China’s central bank set the USD/CNY daily fixing at 6.8628, up from 6.8608 previously

    by VT Markets
    /
    May 1, 2026

    The People’s Bank of China (PBOC) set the USD/CNY central rate for Friday at 6.8628, compared with 6.8608 the previous day.

    The PBOC’s monetary policy aims include safeguarding price stability, including exchange rate stability, and supporting economic growth. It also works on financial reforms such as opening and developing financial markets.

    The PBOC is owned by the state of the People’s Republic of China, so it is not an autonomous institution. The Chinese Communist Party Committee Secretary, nominated by the Chairman of the State Council, influences its management and direction; Pan Gongsheng holds both this role and that of governor.

    The PBOC uses policy tools including a seven-day Reverse Repo Rate, the Medium-term Lending Facility, foreign exchange intervention, and the Reserve Requirement Ratio. The Loan Prime Rate is China’s benchmark interest rate and affects borrowing, mortgage and savings rates, as well as the Renminbi exchange rate.

    China has 19 private banks, which form a small part of the financial system. In 2014, domestic lenders fully funded by private capital were allowed to operate in the state-led sector.

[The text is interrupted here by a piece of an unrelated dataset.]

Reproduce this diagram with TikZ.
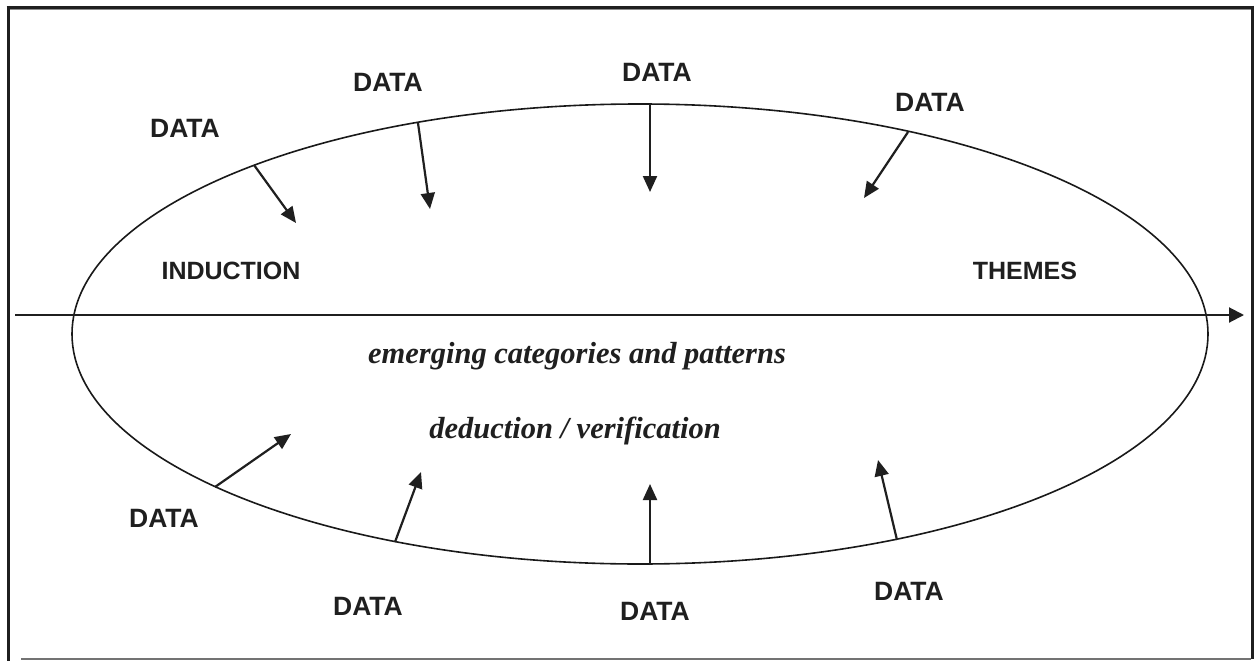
\documentclass[tikz,border=0pt]{standalone}
\usepackage{fontspec}
\setmainfont{Liberation Serif}
\newfontfamily\labelsans{Liberation Sans}
\usetikzlibrary{arrows.meta}
\tikzset{
  datalabel/.style={font=\labelsans\bfseries\fontsize{26.5}{31}\selectfont, inner sep=0pt, text=black!88},
  phaselabel/.style={font=\labelsans\bfseries\fontsize{25}{30}\selectfont, inner sep=0pt, text=black!88},
  processlabel/.style={font=\bfseries\itshape\fontsize{30.5}{36}\selectfont, inner sep=0pt, text=black!88},
  flow/.style={line width=2.2pt, draw=black!88, -{Triangle[length=16pt,width=14pt]}},
  axisline/.style={line width=2pt, draw=black!88, -{Triangle[length=15pt,width=15pt]}},
  frameline/.style={line width=3pt, draw=black!88},
}
\begin{document}
\begin{tikzpicture}[x=1pt,y=-1pt]
\useasboundingbox (0,0) rectangle (1258,661);
\fill[white] (0,0) rectangle (1258,661);

% frame
\draw[line width=1.2pt, black!45] (8,9.8) -- (1251,9.8);
\draw[frameline] (6.5,7.5) -- (1252,7.5);
\draw[frameline] (8.5,6) -- (8.5,661);
\draw[frameline] (1252,6) -- (1252,659);
\draw[line width=2pt, black!55] (21,659) -- (1251,659);

% ellipse of the research process
\draw[line width=1.6pt, black!90] (640,334) ellipse [x radius=568, y radius=230];

% horizontal time axis
\coordinate (axL) at (15,315);
\coordinate (axR) at (1244,315);
\draw[axisline] (axL) -- (axR);

% data entering from above
\coordinate (s1) at (254,165);  \coordinate (t1) at (296,223);
\coordinate (s2) at (418,123);  \coordinate (t2) at (430,209);
\coordinate (s3) at (650,104);  \coordinate (t3) at (650,192);
\coordinate (s4) at (908,132);  \coordinate (t4) at (864,198);
% data entering from below
\coordinate (s5) at (215,487);  \coordinate (t5) at (291,434);
\coordinate (s6) at (395,542);  \coordinate (t6) at (421,472);
\coordinate (s7) at (650,565);  \coordinate (t7) at (650,484);
\coordinate (s8) at (897,540);  \coordinate (t8) at (878,460);

\foreach \i in {1,...,8} \draw[flow] (s\i) -- (t\i);

% labels
\node[datalabel] (d1) at (185,128) {DATA};
\node[datalabel] (d2) at (388,82) {DATA};
\node[datalabel] (d3) at (657,72) {DATA};
\node[datalabel] (d4) at (930,102) {DATA};
\node[datalabel] (d5) at (164,518) {DATA};
\node[datalabel] (d6) at (368,606) {DATA};
\node[datalabel] (d7) at (655,611) {DATA};
\node[datalabel] (d8) at (909,591) {DATA};

\node[phaselabel] (ind) at (231,271) {INDUCTION};
\node[phaselabel] (thm) at (1025,271) {THEMES};

\node[processlabel, anchor=base] (emg) at (577,363) {emerging categories and patterns};
\node[processlabel, anchor=base] (ded) at (575,438) {deduction / verification};
\end{tikzpicture}
\end{document}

    The People’s Bank of China has set the daily reference rate for the yuan slightly weaker, signaling a tolerance for gradual depreciation. This move comes as the US Federal Reserve signals a ‘higher for longer’ stance on interest rates, with recent US inflation data for March 2026 proving stickier than anticipated. We see this as a managed response to a strengthening dollar, aimed at protecting China’s export competitiveness.

    This policy direction suggests the path of least resistance for the yuan is downwards in the coming weeks. Despite first-quarter GDP for 2026 coming in at a respectable 4.8%, underlying data points to persistent weakness in the property sector and sluggish consumer demand. The latest Caixin Manufacturing PMI for April 2026, for example, hovered at 50.8, signaling only modest expansion and giving authorities reason to favor growth-supportive measures.

    Derivative traders should consider positioning for a higher USD/CNY rate, likely approaching the 6.90 level. Using long-dated forward contracts or buying USD call options against the CNH could be prudent strategies to capitalize on this trend. This allows for participation in a gradual grind higher while defining risk, as we expect the PBoC to prevent any disorderly, sharp declines.

    We should also look at proxies for Chinese economic sentiment, such as the Australian dollar. A weakening yuan can weigh on commodity prices and, by extension, the AUD. Therefore, establishing tactical short positions in AUD/USD futures or options could serve as a valuable hedge or a standalone trade.

    However, we must remain vigilant for any sudden policy shifts, as the PBoC has a history of surprising the market. Looking back to the market shock in 2015, we recall how a sudden adjustment in the fixing mechanism led to a sharp depreciation and roiled global markets. Consequently, holding some cheap, out-of-the-money options could be a sensible way to protect against a low-probability, high-impact event.